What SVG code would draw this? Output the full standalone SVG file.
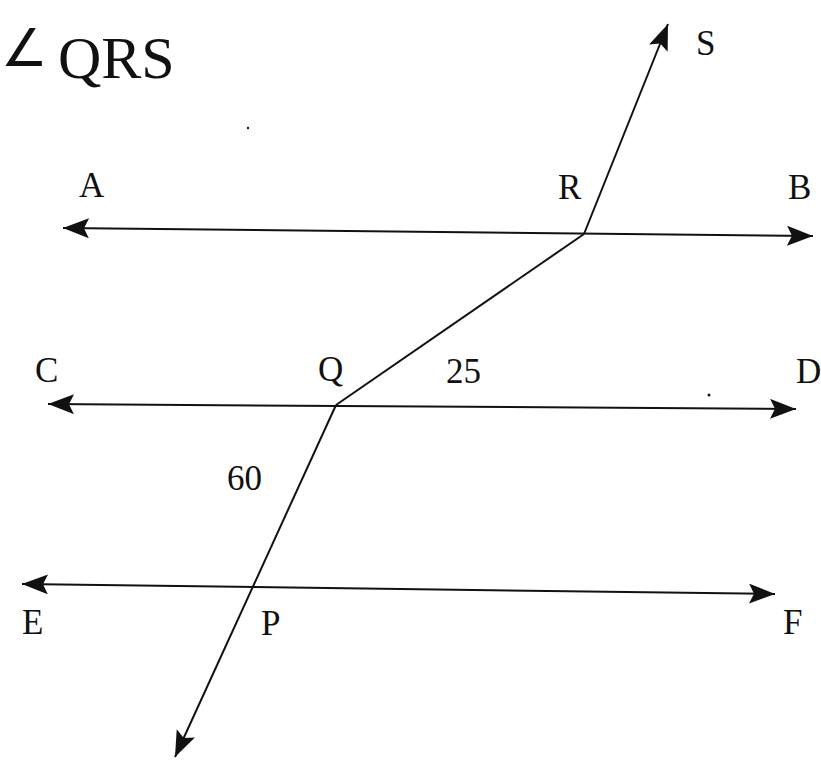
<svg xmlns="http://www.w3.org/2000/svg" width="821" height="763" viewBox="0 0 821 763">
<style>
.ln{stroke:#111;stroke-width:2;fill:none}
.lbl{font-family:"Liberation Serif","Times New Roman",serif;font-size:35px;fill:#111}
.title{font-family:"Liberation Serif","Times New Roman",serif;font-size:60px;fill:#111}
</style>
<defs>
<marker id="ah" markerUnits="userSpaceOnUse" markerWidth="28" markerHeight="22" refX="26" refY="10" orient="auto-start-reverse" viewBox="0 0 28 22">
<path d="M0,0 L26,10 L0,20 L5,10 z" fill="#111"/>
</marker>
</defs>
<rect width="821" height="763" fill="#fff"/>
<text class="title" y="78"><tspan x="1" y="66" font-family="DejaVu Sans, sans-serif" font-size="52">∠</tspan><tspan x="43" y="78" font-family="Liberation Serif, serif"> QRS</tspan></text>
<g id="connectors">
<line id="AB" class="ln" x1="63" y1="228" x2="813" y2="236" marker-start="url(#ah)" marker-end="url(#ah)"/>
<line id="CD" class="ln" x1="48" y1="404" x2="796" y2="409" marker-start="url(#ah)" marker-end="url(#ah)"/>
<line id="EF" class="ln" x1="22" y1="584" x2="775" y2="594" marker-start="url(#ah)" marker-end="url(#ah)"/>
<line id="RS" class="ln" x1="584" y1="234" x2="668" y2="24" marker-end="url(#ah)"/>
<line id="QR" class="ln" x1="336" y1="405" x2="584" y2="234"/>
<line id="QP" class="ln" x1="336" y1="405" x2="175" y2="757" marker-end="url(#ah)"/>
</g>
<circle cx="709" cy="395" r="1.5" fill="#111"/>
<circle cx="248" cy="128" r="1.2" fill="#111"/>
<g id="node-S"><text class="lbl" x="696" y="55">S</text></g>
<g id="node-A"><text class="lbl" x="79" y="197">A</text></g>
<g id="node-R"><text class="lbl" x="558" y="199">R</text></g>
<g id="node-B"><text class="lbl" x="788" y="199">B</text></g>
<g id="node-C"><text class="lbl" x="35" y="382">C</text></g>
<g id="node-Q"><text class="lbl" x="318" y="381">Q</text></g>
<g id="label-25"><text class="lbl" x="446" y="383">25</text></g>
<g id="node-D"><text class="lbl" x="796" y="383" font-size="32">D</text></g>
<g id="label-60"><text class="lbl" x="227" y="490">60</text></g>
<g id="node-E"><text class="lbl" x="22" y="634">E</text></g>
<g id="node-P"><text class="lbl" x="261" y="635">P</text></g>
<g id="node-F"><text class="lbl" x="783" y="634">F</text></g>
</svg>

__Problem requirements__
Reproduce each line word for word and drop the pictures.

__Reply__
What SVG code would draw this? Output the full standalone SVG file.
<svg xmlns="http://www.w3.org/2000/svg" width="821" height="763" viewBox="0 0 821 763">
<style>
.ln{stroke:#111;stroke-width:2;fill:none}
.lbl{font-family:"Liberation Serif","Times New Roman",serif;font-size:35px;fill:#111}
.title{font-family:"Liberation Serif","Times New Roman",serif;font-size:60px;fill:#111}
</style>
<defs>
<marker id="ah" markerUnits="userSpaceOnUse" markerWidth="28" markerHeight="22" refX="26" refY="10" orient="auto-start-reverse" viewBox="0 0 28 22">
<path d="M0,0 L26,10 L0,20 L5,10 z" fill="#111"/>
</marker>
</defs>
<rect width="821" height="763" fill="#fff"/>
<text class="title" y="78"><tspan x="1" y="66" font-family="DejaVu Sans, sans-serif" font-size="52">∠</tspan><tspan x="43" y="78" font-family="Liberation Serif, serif"> QRS</tspan></text>
<g id="connectors">
<line id="AB" class="ln" x1="63" y1="228" x2="813" y2="236" marker-start="url(#ah)" marker-end="url(#ah)"/>
<line id="CD" class="ln" x1="48" y1="404" x2="796" y2="409" marker-start="url(#ah)" marker-end="url(#ah)"/>
<line id="EF" class="ln" x1="22" y1="584" x2="775" y2="594" marker-start="url(#ah)" marker-end="url(#ah)"/>
<line id="RS" class="ln" x1="584" y1="234" x2="668" y2="24" marker-end="url(#ah)"/>
<line id="QR" class="ln" x1="336" y1="405" x2="584" y2="234"/>
<line id="QP" class="ln" x1="336" y1="405" x2="175" y2="757" marker-end="url(#ah)"/>
</g>
<circle cx="709" cy="395" r="1.5" fill="#111"/>
<circle cx="248" cy="128" r="1.2" fill="#111"/>
<g id="node-S"><text class="lbl" x="696" y="55">S</text></g>
<g id="node-A"><text class="lbl" x="79" y="197">A</text></g>
<g id="node-R"><text class="lbl" x="558" y="199">R</text></g>
<g id="node-B"><text class="lbl" x="788" y="199">B</text></g>
<g id="node-C"><text class="lbl" x="35" y="382">C</text></g>
<g id="node-Q"><text class="lbl" x="318" y="381">Q</text></g>
<g id="label-25"><text class="lbl" x="446" y="383">25</text></g>
<g id="node-D"><text class="lbl" x="796" y="383" font-size="32">D</text></g>
<g id="label-60"><text class="lbl" x="227" y="490">60</text></g>
<g id="node-E"><text class="lbl" x="22" y="634">E</text></g>
<g id="node-P"><text class="lbl" x="261" y="635">P</text></g>
<g id="node-F"><text class="lbl" x="783" y="634">F</text></g>
</svg>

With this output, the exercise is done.